Monsieur Smith au Sénat de Frank Capra
Et si Monsieur-tout-le-monde était plongé dans le monde sans pitié de la politique ? À partir d'un postulat simple, Frank Capra brosse un portrait plein d'humanisme et d'espoir tout en dépeignant un système gangréné par les intérêts privés. Ce Monsieur Smith, c'est James Stewart qui l'incarne. Jeune homme naïf et idéaliste, il se retrouve propulsé sénateur malgré lui et devient le fer de lance du combat contre la corruption. Sept ans avant le conte de Noël La Vie est belle, le duo Stewart / Capra abordait déjà de front les fondements de la société américaine, sans aucun cynisme mais fort d'un regard qui n'élude nullement ses travers.

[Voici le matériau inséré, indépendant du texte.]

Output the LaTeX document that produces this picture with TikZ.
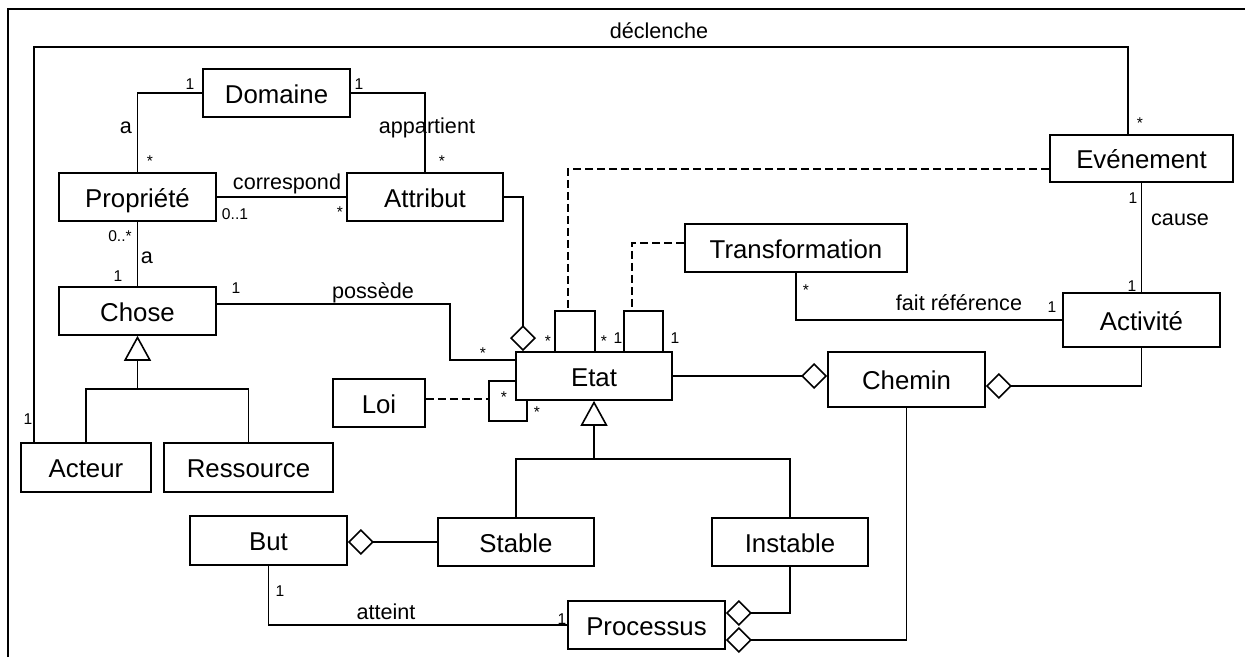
\documentclass[tikz,border=0pt]{standalone}
\usepackage{fontspec}
\setmainfont{Liberation Sans}
\usetikzlibrary{arrows.meta}
\tikzset{
  classe/.style={draw, inner sep=0pt, text height=20pt, text depth=0pt, font=\fontsize{25.8}{30}\selectfont},
  mult/.style={anchor=base, inner sep=0pt, font=\fontsize{15.6}{18}\selectfont},
  role/.style={anchor=base, inner sep=0pt, font=\fontsize{21.6}{25}\selectfont},
  agreg/.style={-{Diamond[open, length=26pt, width=26pt]}},
  herit/.style={-{Triangle[open, length=25pt, width=27pt]}},
  pointille/.style={dash pattern=on 8pt off 4pt}
}
\begin{document}
\begin{tikzpicture}[x=1pt, y=-1pt, line width=1.6pt]
\useasboundingbox (0,0) rectangle (1245,657);
\draw (8,657) -- (8,9) -- (1245,9);

\node[classe, minimum width=147pt, minimum height=48pt] (domaine) at (276.5,93) {Domaine};
\node[classe, minimum width=157pt, minimum height=48pt] (propriete) at (137.5,197) {Propriété};
\node[classe, minimum width=156pt, minimum height=48pt] (attribut) at (425,197) {Attribut};
\node[classe, minimum width=157pt, minimum height=48pt] (chose) at (137.5,311) {Chose};
\node[classe, minimum width=130pt, minimum height=49pt] (acteur) at (86,467.5) {Acteur};
\node[classe, minimum width=169pt, minimum height=49pt] (ressource) at (248.5,467.5) {Ressource};
\node[classe, minimum width=92pt, minimum height=48pt] (loi) at (379,403) {Loi};
\node[classe, minimum width=156pt, minimum height=48pt] (etat) at (594,376) {Etat};
\node[classe, minimum width=222pt, minimum height=48pt] (transformation) at (796,248) {Transformation};
\node[classe, minimum width=183pt, minimum height=47pt] (evenement) at (1141.5,158.5) {Evénement};
\node[classe, minimum width=157pt, minimum height=54pt] (activite) at (1141.5,320) {Activité};
\node[classe, minimum width=157pt, minimum height=55pt] (chemin) at (906.5,379.5) {Chemin};
\node[classe, minimum width=157pt, minimum height=49pt] (but) at (268.5,540.5) {But};
\node[classe, minimum width=156pt, minimum height=48pt] (stable) at (516,542) {Stable};
\node[classe, minimum width=156pt, minimum height=48pt] (instable) at (790,542) {Instable};
\node[classe, minimum width=157pt, minimum height=48pt] (processus) at (646.5,625) {Processus};

\draw (domaine.west) -| (propriete.north);
\draw (domaine.east) -| (attribut.north);
\draw (propriete.east) -- (attribut.west);
\draw (propriete.south) -- (chose.north);
\draw ([yshift=7pt]chose.east) -| ([xshift=-65pt,yshift=16pt]etat.west) -- ([yshift=16pt]etat.west);
\draw[agreg] (attribut.east) -| ([xshift=-71pt]etat.north);
\draw[agreg] (etat.east) -- (etat.east -| chemin.west);
\draw[agreg] (activite.south) |- ([yshift=-6.5pt]chemin.east);
\draw (transformation.south) |- (activite.west);
\draw (evenement.south) -- (activite.north);
\draw ([xshift=-52pt]acteur.north) |- ([xshift=-13.5pt,yshift=87pt]evenement.north) -- ([xshift=-13.5pt]evenement.north);

\coordinate (gchose) at (137.5,389);
\draw (acteur.north) |- (gchose) -| (ressource.north);
\draw[herit] (gchose) -- (chose.south);
\coordinate (getat) at (594,459);
\draw (stable.north) |- (getat) -| (instable.north);
\draw[herit] (getat) -- (etat.south);

\draw[agreg] (stable.west) -- (stable.west -| but.east);
\draw (but.south) |- (processus.west);
\draw[agreg] (instable.south) |- ([yshift=12pt]processus.east);
\draw[agreg] (chemin.south) |- ([yshift=-15pt]processus.east);

\coordinate (boucle1) at (568,311);
\coordinate (boucle2) at (632,311);
\coordinate (boucle3) at (489,421);
\draw ([xshift=-39pt]etat.north) |- (boucle1) -| ([xshift=1pt]etat.north);
\draw ([xshift=30pt]etat.north) |- (boucle2) -| ([xshift=69pt]etat.north);
\draw ([yshift=-5pt]etat.west) -| (boucle3) -| ([xshift=-67pt]etat.south);
\draw[pointille] ([yshift=-10.5pt]evenement.west) -| (boucle1);
\draw[pointille] ([yshift=5pt]transformation.west) -| (boucle2);
\draw[pointille] ([yshift=4pt]loi.east) -- ([yshift=4pt]loi.east -| boucle3);

\node[role] (declenche) at (659,38) {déclenche};
\node[mult] (m1) at (190,89) {1};
\node[role] (a1) at (126,133) {a};
\node[mult] (m2) at (150,166) {*};
\node[mult] (m3) at (359,89) {1};
\node[role] (appartient) at (427,133) {appartient};
\node[mult] (m4) at (442,166) {*};
\node[role] (correspond) at (287,189) {correspond};
\node[mult] (m5) at (235,219) {0..1};
\node[mult] (m6) at (340,217) {*};
\node[mult] (m7) at (120,241) {0..*};
\node[role] (a2) at (147,263) {a};
\node[mult] (m8) at (118,281) {1};
\node[mult] (m9) at (236,293) {1};
\node[role] (possede) at (373,298) {possède};
\node[mult] (m10) at (483,358) {*};
\node[mult] (m11) at (548,346) {*};
\node[mult] (m12) at (604,346) {*};
\node[mult] (m13) at (618,343) {1};
\node[mult] (m14) at (675,343) {1};
\node[mult] (m15) at (504,402) {*};
\node[mult] (m16) at (537,417) {*};
\node[mult] (m17) at (1140,128) {*};
\node[mult] (m18) at (1133,203) {1};
\node[role] (cause) at (1180,225) {cause};
\node[mult] (m19) at (1132,291) {1};
\node[mult] (m20) at (806,295) {*};
\node[role] (reference) at (959,310) {fait référence};
\node[mult] (m21) at (1052,312) {1};
\node[mult] (m22) at (28,424) {1};
\node[mult] (m23) at (280,596) {1};
\node[role] (atteint) at (386,619) {atteint};
\node[mult] (m24) at (562,624) {1};
\end{tikzpicture}
\end{document}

Considéré par beaucoup comme le premier film de l'histoire mettant en scène une figure de lanceur d'alerte, celui-ci secoua à sa manière l'univers politique états-unien. Certains membres du Congrès tentèrent même d'interdire sa sortie en Europe craignant qu'il nuise à l'image du pays. En cette période électorale mouvementée outre-Atlantique, le moment est parfaitement choisi de suivre cet anonyme dans les arcanes du pouvoir yankee.